Dari kasus itu, Kemil memandang bahwa UN tetap wajib diadakan. Alasannya, UN seperti salah satu harga diri sebuah bangsa.
"Kualitas SDM itu terlihat di UN. Kalau misalnya ada satu atau dua kasus yang menyebutkan siswa unggulan gagal di UN, berarti hal tersebut patut dipertanyakan," ucapnya.
Menurutnya, mungkin saja anak tersebut menyepelekan, Kemil menyebut itu hal yang kurang bijak.
Beberapa kritikus berargumen bahwa UN seringkali hanya menekankan kemampuan akademis kognitif yang bersifat sementara tanpa memperhatikan keterampilan kritis, kreativitas, atau kemampuan praktis yang dibutuhkan di kehidupan nyata.
"Seolah-olah UN itu bersifat menghafal demi mendapatkan nilai yang bagus daripada memahami materi secara mendalam," tutur Kemil.

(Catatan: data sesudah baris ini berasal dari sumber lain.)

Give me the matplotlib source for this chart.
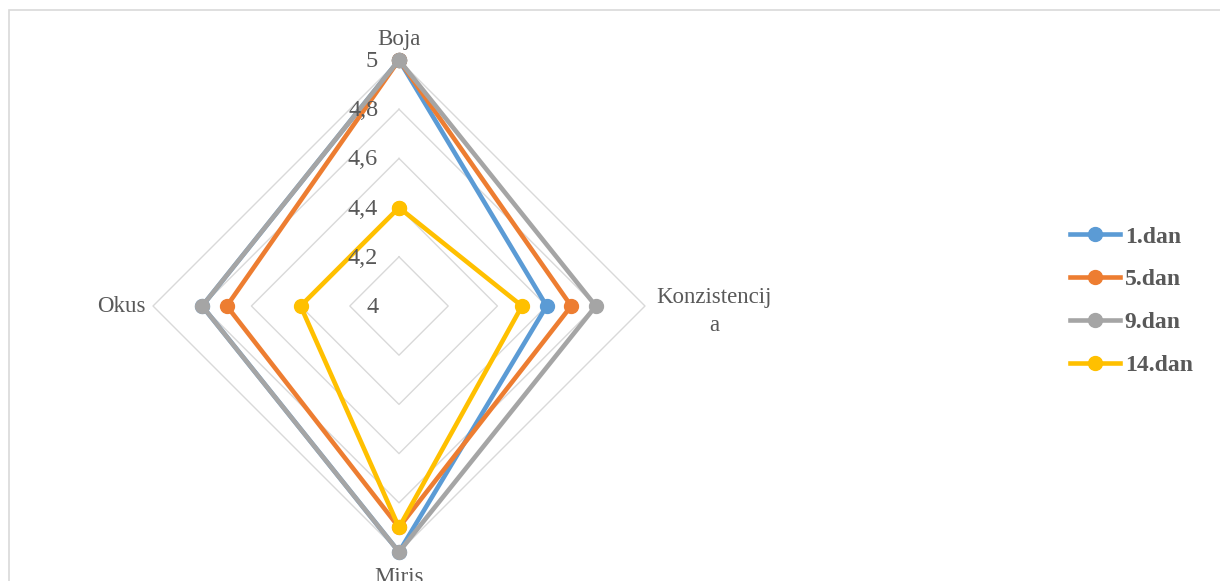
import numpy as np
import matplotlib
matplotlib.use("Agg")
import matplotlib.pyplot as plt
from matplotlib.patches import Rectangle

categories = ["Boja", "Konzistencij\na", "Miris", "Okus"]
series_names = ["1.dan", "5.dan", "9.dan", "14.dan"]
dan1 = [5.0, 4.6, 5.0, 4.8]
dan5 = [5.0, 4.7, 4.9, 4.7]
dan9 = [5.0, 4.8, 5.0, 4.8]
dan14 = [4.4, 4.5, 4.9, 4.4]
series = [dan1, dan5, dan9, dan14]
colors = ["#5b9bd5", "#ed7d31", "#a5a5a5", "#ffc000"]
rticks = [4.0, 4.2, 4.4, 4.6, 4.8, 5.0]
rtick_labels = ["4", "4,2", "4,4", "4,6", "4,8", "5"]

plt.rcParams['font.family'] = ['Liberation Serif', 'DejaVu Serif']

fig = plt.figure(figsize=(12.2, 5.81), dpi=100)
# light frame around the chart area
fig.patches.append(Rectangle((9 / 1220, -0.01), 1.0, (581 - 10) / 581 + 0.01,
                             transform=fig.transFigure, fill=False,
                             edgecolor="#d9d9d9", linewidth=1.2))

ax = fig.add_axes([0.1254, 0.0499, 0.4033, 0.8468], projection="polar")
ax.set_theta_offset(np.pi / 2)
ax.set_theta_direction(-1)
ax.set_ylim(4, 5)

n = len(categories)
angles = np.linspace(0, 2 * np.pi, n, endpoint=False)
closed = np.concatenate([angles, angles[:1]])

# diamond grid
for r in rticks[1:]:
    ax.plot(closed, [r] * (n + 1), color="#d9d9d9", lw=1.0, zorder=1,
            clip_on=False)

ax.grid(False)
ax.spines["polar"].set_visible(False)
ax.set_xticks([])
ax.set_yticks([])

for vals, name, c in zip(series, series_names, colors):
    v = list(vals) + [vals[0]]
    ax.plot(closed, v, color=c, lw=3.3, marker="o", markersize=10,
            label=name, zorder=3, solid_joinstyle="round", clip_on=False)

# radial tick labels
for r, lab in zip(rticks, rtick_labels):
    ax.annotate(lab, xy=(0, r), xytext=(-15, -1), textcoords="offset points",
                ha="right", va="center", fontsize=17.5, color="#595959")

# category labels
cat_off = [(0, 15), (50, -4), (0, -18), (-23, 0)]
for a, lab, (dx, dy) in zip(angles, categories, cat_off):
    ax.annotate(lab, xy=(a, 5), xytext=(dx, dy), textcoords="offset points",
                ha="center", va="center", fontsize=16.5, color="#595959",
                linespacing=1.4, annotation_clip=False)

fig.legend(loc="center left", bbox_to_anchor=(0.860, 0.482), frameon=False,
           prop={"weight": "bold", "size": 17}, labelcolor="#595959",
           handlelength=2.1, handletextpad=0.2, labelspacing=0.9)

fig.savefig("out.png", dpi=100)
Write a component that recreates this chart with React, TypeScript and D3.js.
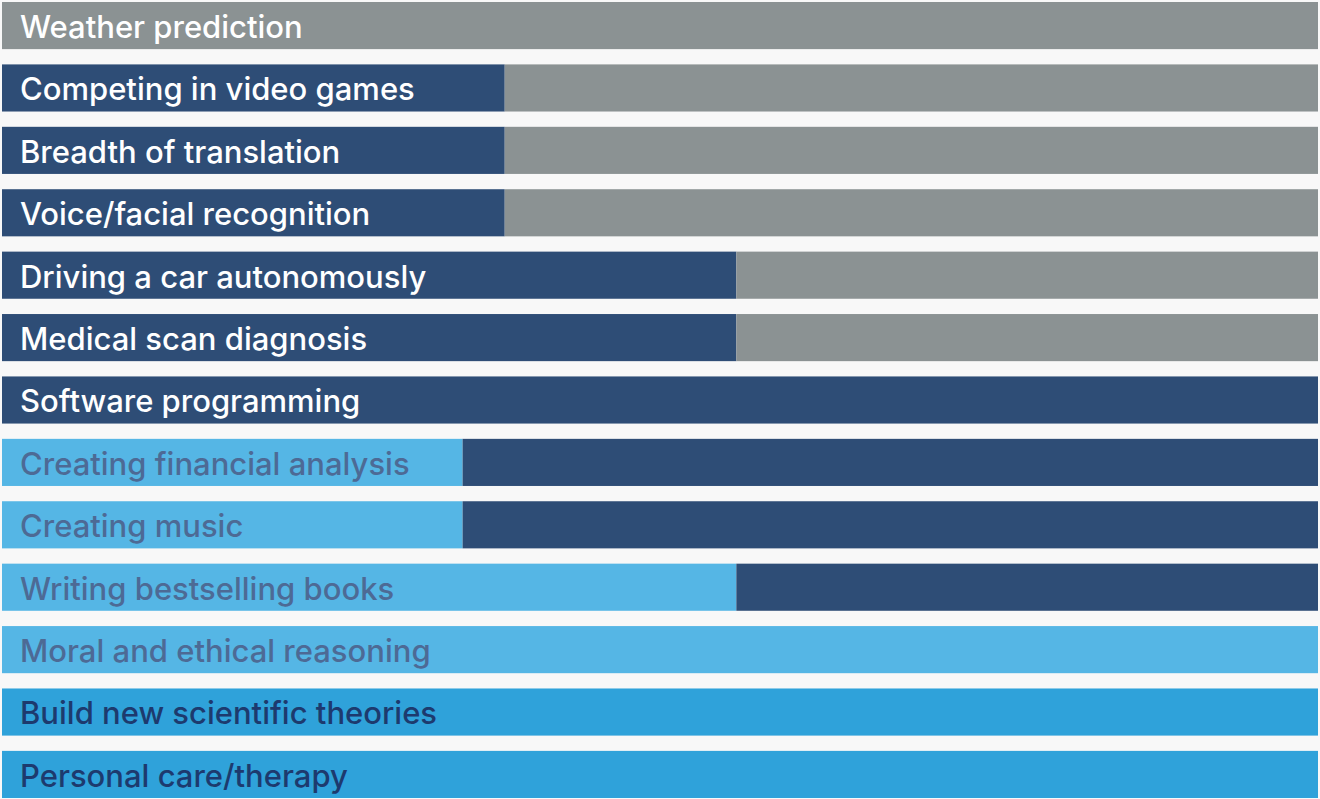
import { useRef, useEffect } from 'react';
import * as d3 from 'd3';

// tasks, top to bottom
const tasks = [
  'Weather prediction',
  'Competing in video games',
  'Breadth of translation',
  'Voice/facial recognition',
  'Driving a car autonomously',
  'Medical scan diagnosis',
  'Software programming',
  'Creating financial analysis',
  'Creating music',
  'Writing bestselling books',
  'Moral and ethical reasoning',
  'Build new scientific theories',
  'Personal care/therapy',
];

// status on the left part of the bar, status after the switch point, switch point (0-100)
const leftStatus = ['done', 'near', 'near', 'near', 'near', 'near', 'near', 'mid', 'mid', 'mid', 'mid', 'far', 'far'];
const rightStatus = ['done', 'done', 'done', 'done', 'done', 'done', 'near', 'near', 'near', 'near', 'mid', 'far', 'far'];
const switchAt = [0, 38.2, 38.2, 38.2, 55.8, 55.8, 100, 35, 35, 55.8, 100, 100, 100];

const statusKeys = ['done', 'near', 'mid', 'far'];
const statusFill = ['#8b9293', '#2e4d76', '#55b6e5', '#2fa2da'];
const statusText = ['#ffffff', '#ffffff', '#4d6a95', '#1d3a6e'];

export default function App() {
  const svgRef = useRef<SVGSVGElement>(null);
  const width = 1320;
  const height = 799;

  useEffect(() => {
    if (!svgRef.current) return;
    const svg = d3.select(svgRef.current);
    svg.selectAll('*').remove();

    const x = d3.scaleLinear().domain([0, 100]).range([2, 1318]);
    const y = d3.scaleBand<string>().domain(tasks).range([2, 798]).paddingInner(0.245).paddingOuter(0);
    const fill = d3.scaleOrdinal<string, string>().domain(statusKeys).range(statusFill);
    const textColor = d3.scaleOrdinal<string, string>().domain(statusKeys).range(statusText);

    const segs = tasks.flatMap((t, i) => [
      { task: t, from: 0, to: switchAt[i], status: leftStatus[i] },
      { task: t, from: switchAt[i], to: 100, status: rightStatus[i] },
    ]).filter((d) => d.to > d.from);

    svg.append('g')
      .selectAll('rect')
      .data(segs)
      .join('rect')
      .attr('x', (d) => x(d.from))
      .attr('width', (d) => x(d.to) - x(d.from))
      .attr('y', (d) => y(d.task)!)
      .attr('height', y.bandwidth())
      .attr('fill', (d) => fill(d.status));

    svg.append('g')
      .selectAll('text')
      .data(tasks)
      .join('text')
      .attr('x', 20)
      .attr('y', (d) => y(d)! + y.bandwidth() / 2)
      .attr('dy', '0.4em')
      .attr('font-family', 'Inter, "Open Sans", sans-serif')
      .attr('font-weight', 500)
      .attr('font-size', '31px')
      .attr('fill', (d, i) => textColor(leftStatus[i]))
      .text((d) => d);
  }, []);

  return (
    <div style={{ position: 'fixed', left: 0, top: 0, width, height, background: '#f8f8f8' }}>
      <svg ref={svgRef} width={width} height={height} style={{ display: 'block' }} />
    </div>
  );
}
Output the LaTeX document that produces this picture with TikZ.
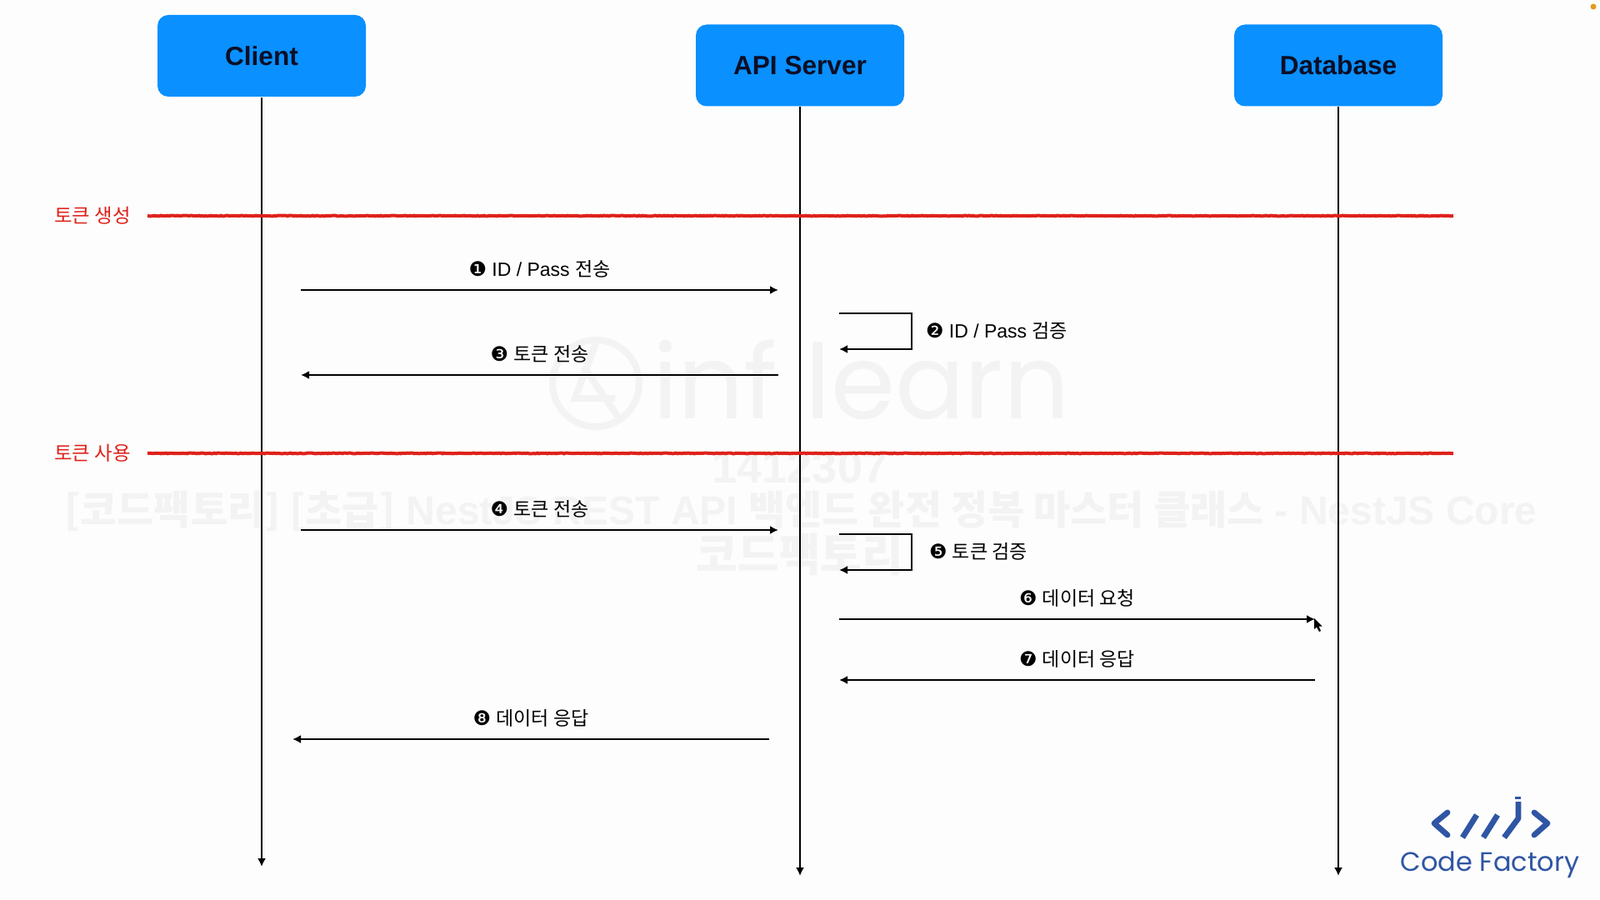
\documentclass[tikz,border=0pt]{standalone}
\usepackage{fontspec}
\setmainfont{Liberation Sans}
\setsansfont{Liberation Sans}
\newfontfamily\krfont{Noto Sans CJK KR}
\newfontfamily\symfont{DejaVu Sans}
\newfontfamily\logofont{Poppins}
\usetikzlibrary{arrows.meta, positioning, calc, decorations.pathmorphing}
\definecolor{cblue}{HTML}{0A90FF}
\definecolor{cred}{HTML}{DE221B}
\definecolor{cink}{HTML}{0B0F26}
\definecolor{clogo}{HTML}{2F55A4}
\definecolor{cpaper}{HTML}{FDFDFD}
\definecolor{cshade}{HTML}{F3F3F3}
\definecolor{cdot}{HTML}{E59A1E}
\newcommand{\kr}[1]{{\krfont #1}}
\newcommand{\circnum}[1]{{\symfont\fontsize{12}{14}\selectfont #1}}
\tikzset{
  every picture/.style={font=\sffamily, line width=1pt, x=0.5pt, y=-0.5pt},
  actor/.style={fill=cblue, rounded corners=6.5pt, minimum width=125pt, minimum height=49pt, inner sep=0pt, text=cink, font=\sffamily\bfseries\fontsize{15.8}{18}\selectfont},
  lifeline/.style={-{Latex[length=5pt, width=5pt]}, draw=black},
  arrow/.style={-{Latex[length=5pt, width=5pt]}, draw=black},
  phase/.style={draw=cred, line width=2pt, decorate, decoration={random steps, segment length=1pt, amplitude=0.2pt}},
  phaselabel/.style={text=cred, font=\krfont\fontsize{11.7}{14}\selectfont},
  msg/.style={font=\sffamily\fontsize{11.5}{14}\selectfont, inner sep=0pt},
  mark line/.style={draw=clogo, line width=3.4pt},
  wm/.style={text=cshade, font=\bfseries\fontsize{24}{28}\selectfont, inner sep=0pt},
}
\begin{document}
\begin{tikzpicture}
  \useasboundingbox (0,0) rectangle (1920,1080);
  \fill[cpaper] (0,0) rectangle (1920,1080);
  \fill[cdot] (1912,8) circle (3.5);
  % watermark
  \node[wm, font=\bfseries\fontsize{27}{30}\selectfont] (wmid) at (960,561) {1412307};
  \node[wm] (wmtitle) at (961,613) {\kr{\bfseries [코드팩토리] [초급]} NestJS REST API \kr{\bfseries 백엔드 완전 정복 마스터 클래스} - NestJS Core};
  \node[wm, font=\bfseries\fontsize{27}{30}\selectfont] (wmname) at (960,665) {\kr{\bfseries 코드팩토리}};
  \draw[cshade, line width=4pt] (715,460) circle (52);
  \draw[cshade, line width=4pt] (715,412) -- (690,478) -- (738,478) (700,440) -- (745,505);
  \node[cshade, font=\logofont\fontsize{62}{70}\selectfont, inner sep=0pt, anchor=west] (wmlogo) at (782,456) {inf learn};
  % actors
  \node[actor] (client) at (314,67) {Client};
  \node[actor] (api) at (960,78.5) {API Server};
  \node[actor] (db) at (1606,78.5) {Database};
  \coordinate (clientend) at (314,1040);
  \coordinate (apiend) at (960,1051);
  \coordinate (dbend) at (1606,1051);
  \draw[lifeline] (client) -- (clientend);
  \draw[lifeline] (api) -- (apiend);
  \draw[lifeline] (db) -- (dbend);
  % phases
  \foreach \n/\y/\t in {make/259/토큰 생성, use/544/토큰 사용} {
    \coordinate (\n a) at (177,\y); \coordinate (\n b) at (1744,\y);
    \draw[phase] (\n a) -- (\n b);
    \node[phaselabel] (\n label) at (111,\y) {\t};
  }
  % messages
  \foreach \n/\xa/\xb/\y/\t in {
    1/361/934/348/{\circnum{❶} ID / Pass \kr{전송}},
    3/934/361/450/{\circnum{❸} \kr{토큰 전송}},
    4/361/934/636/{\circnum{❹} \kr{토큰 전송}},
    6/1007/1578/743/{\circnum{❻} \kr{데이터 요청}},
    7/1578/1007/816/{\circnum{❼} \kr{데이터 응답}},
    8/923/351/887/{\circnum{❽} \kr{데이터 응답}}} {
    \coordinate (m\n a) at (\xa,\y); \coordinate (m\n b) at (\xb,\y);
    \draw[arrow] (m\n a) -- node[msg, midway, yshift=12.5pt] (m\n label) {\t} (m\n b);
  }
  % checks on the server
  \foreach \n/\ya/\yb/\xl/\t in {
    2/376/419/1110/{\circnum{❷} ID / Pass \kr{검증}},
    5/641/684/1114/{\circnum{❺} \kr{토큰 검증}}} {
    \coordinate (s\n a) at (1007,\ya); \coordinate (s\n b) at (1094,\ya);
    \coordinate (s\n c) at (1094,\yb); \coordinate (s\n d) at (1007,\yb);
    \draw[arrow] (s\n a) -- (s\n b) -- (s\n c) -- (s\n d);
    \node[msg, anchor=west] (s\n label) at (\xl,{(\ya+\yb)/2-1}) {\t};
  }
  % pointer
  \fill[black] (1577,742) -- (1577,755) -- (1580,752.5) -- (1583,758) -- (1585,757) -- (1582.5,751.5) -- (1586.5,751.5) -- cycle;
  % logo
  \draw[mark line, line cap=round, line join=round] (1737,975) -- (1721,988) -- (1737,1002);
  \draw[mark line, line cap=round, line join=round] (1841,975) -- (1857,988) -- (1841,1002);
  \draw[mark line] (1755,1005) -- (1772,978);
  \draw[mark line] (1780,1005) -- (1797,978);
  \draw[mark line, line join=round] (1805,1005) -- (1822,982) -- (1822,962);
  \fill[clogo] (1818,955.5) rectangle (1825,958.5);
  \node[text=clogo, font=\logofont\fontsize{16}{18}\selectfont, inner sep=0pt] (logotext) at (1788,1038) {Code Factory};
\end{tikzpicture}
\end{document}
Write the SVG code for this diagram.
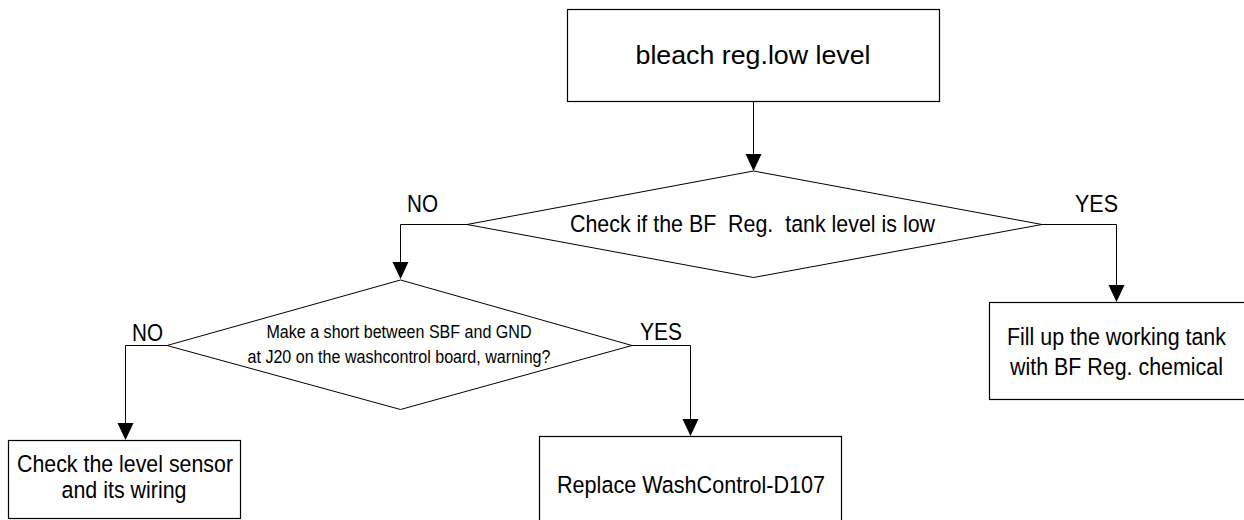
<svg xmlns="http://www.w3.org/2000/svg" width="1244" height="520" viewBox="0 0 1244 520">
<defs>
<style>
.box{fill:#fff;stroke:#000;stroke-width:1.2}
.dia{fill:#fff;stroke:#000;stroke-width:1}
.ln{fill:none;stroke:#000;stroke-width:1}
text{font-family:"Liberation Sans",Arial,sans-serif;fill:#000;text-anchor:middle}
.big{font-size:26px}
.med{font-size:24.5px}
.med2{font-size:23px}
.sm{font-size:17.5px}
.lbl{font-size:23px}
</style>
</defs>
<rect width="1244" height="520" fill="#fff"/>
<g id="connectors">
<path class="ln" d="M753.5,101.5 V154"/>
<path d="M745.5,154 L761.5,154 L753.5,171 Z" fill="#000"/>
<path class="ln" d="M467,224.5 H400.5 V262"/>
<path d="M392.5,262 L408.5,262 L400.5,279 Z" fill="#000"/>
<path class="ln" d="M1042,224.5 H1116.5 V285"/>
<path d="M1108.5,285 L1124.5,285 L1116.5,302 Z" fill="#000"/>
<path class="ln" d="M167,345.5 H125.5 V423"/>
<path d="M117.5,423 L133.5,423 L125.5,440 Z" fill="#000"/>
<path class="ln" d="M632,345.5 H690.5 V419"/>
<path d="M682.5,419 L698.5,419 L690.5,436 Z" fill="#000"/>
</g>
<g id="start">
<rect class="box" x="567.5" y="9.5" width="372" height="92"/>
<text class="big" x="753" y="64" textLength="235" lengthAdjust="spacingAndGlyphs">bleach reg.low level</text>
</g>
<g id="decision1">
<polygon class="dia" points="753.5,171 1042,224.5 753.5,277.5 467,224.5"/>
<text class="med" x="752.5" y="232" textLength="365" lengthAdjust="spacingAndGlyphs" xml:space="preserve">Check if the BF  Reg.  tank level is low</text>
</g>
<g id="label-no1"><text class="lbl" x="422.5" y="212" textLength="31" lengthAdjust="spacingAndGlyphs">NO</text></g>
<g id="label-yes1"><text class="lbl" x="1096.5" y="212" textLength="43" lengthAdjust="spacingAndGlyphs">YES</text></g>
<g id="fillup">
<rect class="box" x="989.5" y="302.5" width="256" height="97"/>
<text class="med2" x="1116.5" y="345" textLength="219" lengthAdjust="spacingAndGlyphs">Fill up the working tank</text>
<text class="med2" x="1116.5" y="375" textLength="213" lengthAdjust="spacingAndGlyphs">with BF Reg. chemical</text>
</g>
<g id="decision2">
<polygon class="dia" points="400.5,280 632,345.5 400.5,409.5 167,345.5"/>
<text class="sm" x="399" y="338" textLength="265" lengthAdjust="spacingAndGlyphs">Make a short between SBF and GND</text>
<text class="sm" x="399" y="363" textLength="303" lengthAdjust="spacingAndGlyphs">at J20 on the washcontrol board, warning?</text>
</g>
<g id="label-no2"><text class="lbl" x="147.5" y="341" textLength="31" lengthAdjust="spacingAndGlyphs">NO</text></g>
<g id="label-yes2"><text class="lbl" x="661" y="340" textLength="42" lengthAdjust="spacingAndGlyphs">YES</text></g>
<g id="check-sensor">
<rect class="box" x="8.5" y="440.5" width="232" height="78"/>
<text class="med" x="125" y="472" textLength="216" lengthAdjust="spacingAndGlyphs">Check the level sensor</text>
<text class="med" x="124" y="498" textLength="125" lengthAdjust="spacingAndGlyphs">and its wiring</text>
</g>
<g id="replace">
<rect class="box" x="539.5" y="436.5" width="302" height="90"/>
<text class="med" x="691" y="493" textLength="268" lengthAdjust="spacingAndGlyphs">Replace WashControl-D107</text>
</g>
</svg>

Tapi baginya, keberhasilan penerapan keberhasilan maupun kegagalan penerapan kembali UN sangat bergantung pada reformasi yang dilakukan.
Jadi, menteri pendidikan harus mengkaji ulang sekalig tentang kembali diberlakukannya kembali UN. Apabila UN diberlakukan kembali, maka reformasi atau standar pelaksanaannya harus bisa menjadi tolak ukur keberhasilan sebuah bangsa dalam ranah akademis.
"Termasuk bagaimana UN diintegrasikan dengan penilaian yang lebih komprehensif. Jadi mungkin UN tak hanya berbicara tentang kognitif, tapi juga aspek non akademis serta perbaikan dalam distribusi kualitas pendidikan,".
Penerapan Sistem Zonasi
Kemil bercermin pada beberapa negara yang menerapkan sistem zonasi. Tapi negara tersebut tidak ada ketimpangan sekolah. Semua kualitas di sana sama rata, jadi mau dimanapun siswa disekolahkan, mereka mendapat kualitas pendidikan yang setara.